Relations and Messages: The Case of the Information Research Department

Over the past few years public diplomacy scholarship has increasingly advocated a focus on relationship building rather than messaging.  That is the typical emphasis on ‘getting the message out’ misses the point that it’s not going to do any good if no one is listening.  Of course when you start looking at real cases the opposition between messaging and relations tends to be less clear cut.

The history of British public diplomacy contains a very nice case of this in the work of the Information Research Department.  Active between 1948 and 1977 the IRD was a semi autonomous department of the Foreign Office and a major element of the UK’s Cold War information activity.

The IRD gathered information on Soviet and communist activities produced reports and talking points and disseminated them domestically and internationally (no Smith-Mundt in the UK!) through a network of trusted contacts.  Drawing on experience from the Second World War  the IRD approach was that information work should be truthful but would be more credible if it wasn’t linked to official sources hence their mode of operation was grey propaganda – their bulletins were circulated to embassies and other offices with a cover sheet that had to be removed before it was passed to journalists, foreign officials or other contacts.  The information could be freely used but should not be attributed to the UK government.

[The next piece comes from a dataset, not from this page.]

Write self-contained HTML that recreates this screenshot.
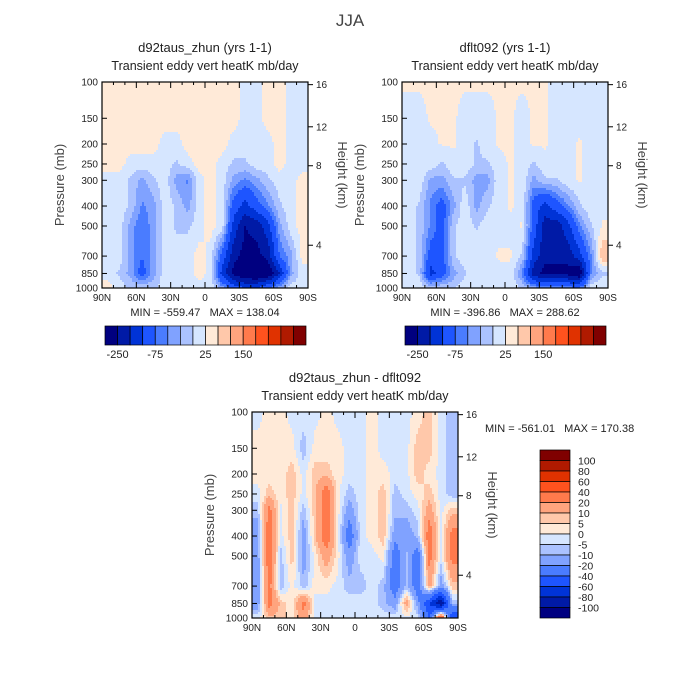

The point is that for this strategy to work the IRD had to have access to a network of trusted contacts who could disseminate its messages – here the overt work of information officers in UK embassies provided the channel through which IRD material could be disseminated.

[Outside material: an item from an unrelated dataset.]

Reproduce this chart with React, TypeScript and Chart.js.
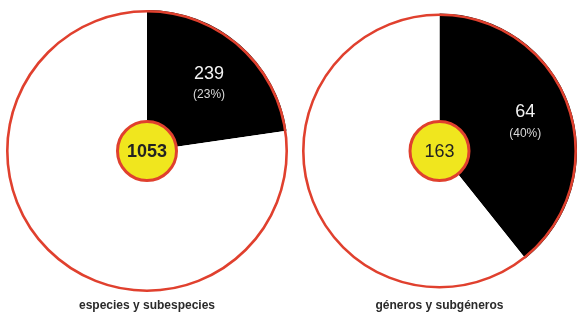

The IRD is one of the most controversial aspects of British information work (The introduction to Defty 2004 has a useful discussion of the historiography of the IRD).  On one hand the work is very similar to the way that political parties or PR companies operate but because it was being done by a semi-secret government department it attracted considerable suspicion as more material on its work became available.

Defty, A. (2004) Britiain, America and Anti- Communist Propaganda, 1945-53. Abingdon: Routledge.